Traditional markets in open air were set up in public places.

People could easily visit all vendors present at a place but it was not well ordered, so that it was difficult for consumers to find their way there. It was a waste of time and a matter of chance.

Waste of time for consumers searching for what they look for, was a sort supplementary cost.

Then came supermarkets, where the diversity of objects on a market were all available in a more structured way so that people could more easily find all what they were looking for.

The problem is that a supermarket is itself a private place.

Consumers save time but they pay it back in the form of profit margins for the supermarket itself.

At the time of internet, a similar problem arises.

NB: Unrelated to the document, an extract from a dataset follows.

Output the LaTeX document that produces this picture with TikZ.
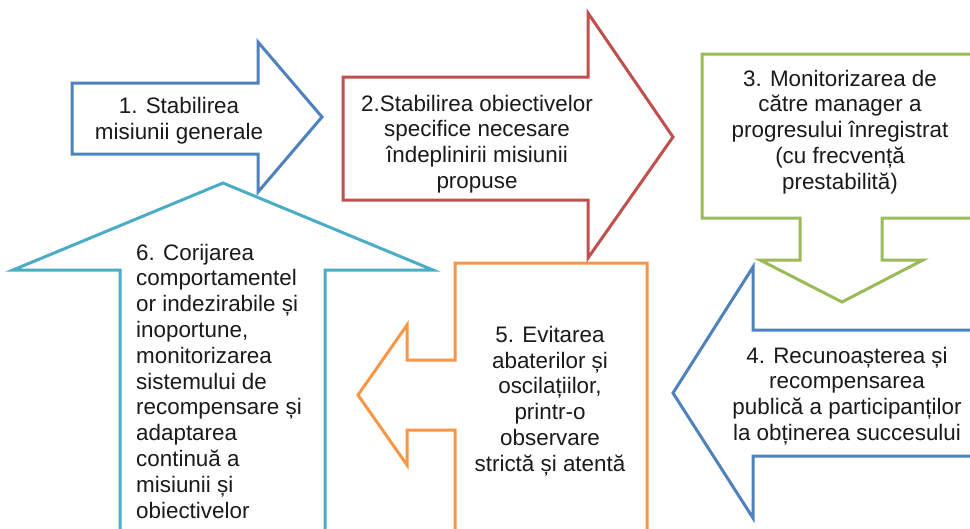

There is a galaxy of independent vendors that is not well ordered, and where finding what we want is hard, hasardous and time consuming.

And there are supermarkets like eBay that take a profit margin on the transactions of the whole world.

The problem is that it would be hard for a market to be both perfect and in perfect competition with other markets on the same market.

Consumers need to have a sort of unique address when searching for anything, because they can't spend their time trying many ways to search for and compile by hand the lists of offers for the same object. And the problem is how this unique address can be the one of a public space.

There needs to be open standards for objects on sales or other offers, and open systems to systematically collect and compare the data expressed according to these standards.


Typology

There are different types of markets that would need to be treated in different ways:

Many-to-many markets

For each object type are many copies, many buyers and many sellers. The price is determined by the classical law of offer and demand.

One-to-many markets

For each object type are many copies, many buyers but only one seller (Typically, it is a trademarked object). Usually, the price and type of the object are arbitrarily fixed by the seller.

Auction markets

For each type of object, only one copy (only one occurence of the interaction is possible), whose type is determined by only one of both parties. This one only considers the price, so an auction occurs between the many potential buyers.

Matchmaking markets

The type of the object (or rather of the considered relation instead of a material object) depends both on buyer and seller. From each side, no two potential partners would be the same with a mere price difference. Reviewing work has to be done by both sides. See details for Open Matchmaking.